Synopsis

Storms and other severe weather events can cause both public health and economic problems for communities and municipalities. Many severe events can result in fatalities, injuries, and property damage, and preventing such outcomes to the extent possible is a key concern.

This project involves exploring the U.S. National Oceanic and Atmospheric Administration’s (NOAA) storm database. This database tracks characteristics of major storms and weather events in the United States, including when and where they occur, as well as estimates of any fatalities, injuries, and property damage.

The events in the database start in the year 1950 and end in November 2011. In the earlier years of the database there are generally fewer events recorded, most likely due to a lack of good records. More recent years should be considered more complete.

For this project we are looking into 2 questions. Across the United States, which types of events are most harmful with respect to population health, and across the United States, which types of events have the greatest economic consequences?

Data Processing

To load in the data, we used the download.file and read.csv functions

weburl <- 'https://d396qusza40orc.cloudfront.net/repdata%2Fdata%2FStormData.csv.bz2'
if (!file.exists("2FStormData.csv.bz2p")) {
  download.file(weburl, destfile = "stormdata.csv", method = "curl")
}
storm_data <- read.csv("stormdata.csv")

Now let’s get our packages loaded in correctly

library(dplyr)
## 
## Attaching package: 'dplyr'
## The following objects are masked from 'package:stats':
## 
##     filter, lag
## The following objects are masked from 'package:base':
## 
##     intersect, setdiff, setequal, union
library(ggplot2)
library(ggrepel)

Results

Now that we have the data loaded in, and our packages in order, we can start doing our actual analysis.

Question 1: Across the United States, which types of events (as indicated in the EVTYPE variable) are most harmful with respect to population health?

When looking at health, the “Fatalities” and “Injuries” variables are what we will be looking at. Let’s look at those variables, and group them by Event Type. To simplify things, we will create new columns mean_fatalities and mean_injuries where we find the mean number for each type of event.

storm_type <- select(storm_data, FATALITIES, INJURIES, EVTYPE) %>% 
  group_by(EVTYPE) %>% 
  summarize(mean_fatalities = mean(FATALITIES, na.rm = TRUE), mean_injuries = mean(INJURIES, na.rm = TRUE))

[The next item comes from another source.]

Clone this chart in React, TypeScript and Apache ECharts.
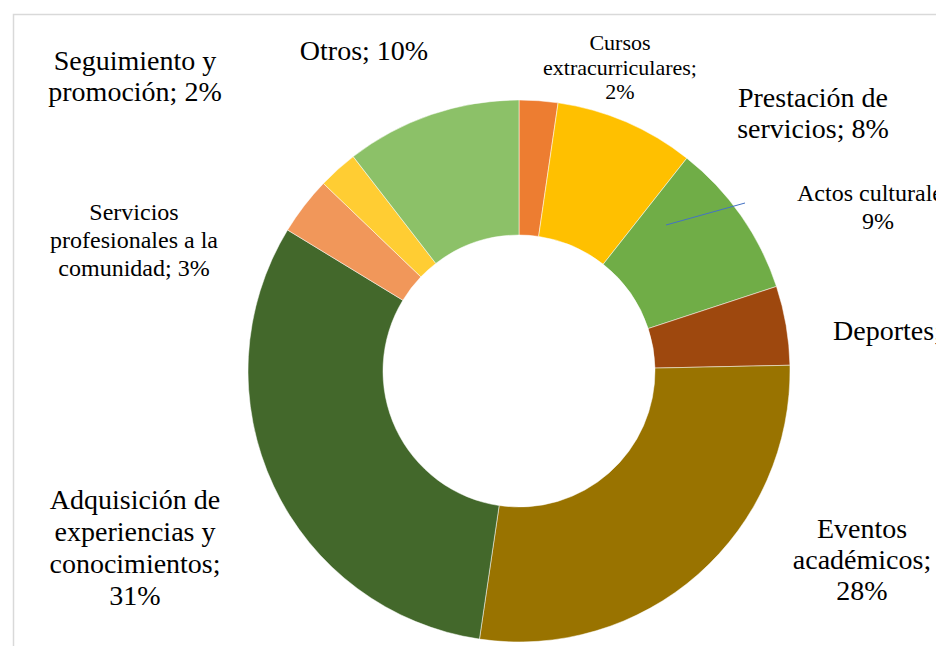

Now, let’s look at the data frame we created.

str(storm_type)
## Classes 'tbl_df', 'tbl' and 'data.frame':    985 obs. of  3 variables:
##  $ EVTYPE         : Factor w/ 985 levels "   HIGH SURF ADVISORY",..: 1 2 3 4 5 6 7 8 9 10 ...
##  $ mean_fatalities: num  0 0 0 0 0 0 0 0 0 0 ...
##  $ mean_injuries  : num  0 0 0 0 0 0 0 0 0 0 ...

Looks like there is going to be a lot of 0s. Because of this, we will filter our data to only include mean fatalities that are greater than 0 and mean injuries > 2.5.

storm_filt_both <- filter(storm_type, mean_fatalities > 0 & mean_injuries > 2.5)
nrow(storm_filt_both)
## [1] 16

Now, we can plot the data.

health <- ggplot(storm_filt_both, aes(mean_fatalities, mean_injuries))
health + geom_point(color = 'red') + geom_label_repel(aes(label = EVTYPE),
    box.padding   = 0.35, point.padding = 0.5, segment.color = 'grey50')

As we can see, these are the 16 types of Storm events that impact health the most. Wild Fire and Tropical Storm Gordon are stand out as very destructive.

Now, we move to Question 2: Across the United States, which types of events have the greatest economic consequences?

We will once again use event type, but this time we will look at Property Damage.

storm_damage <- select(storm_data, EVTYPE, PROPDMG) %>% 
  group_by(EVTYPE) %>% 
  summarize(mean_damage = mean(PROPDMG, na.rm = TRUE))

Now we have a data frame with the mean damage for each event type. Let’s filter out smaller values

storm_damage_filt <- filter(storm_damage, mean_damage > 200)
nrow(storm_damage_filt)
## [1] 30

Now, we make our plot

damage <- ggplot(storm_damage_filt, aes(EVTYPE, mean_damage))
damage + geom_bar(stat = 'identity', color = 'green') + coord_flip()

As we can see, there are a bunch of event types that yield a lot of damage, with Coastal Erosion being an outlier. A lot of the named Tropical Storms and Hurricanes are on the list, which makes sense.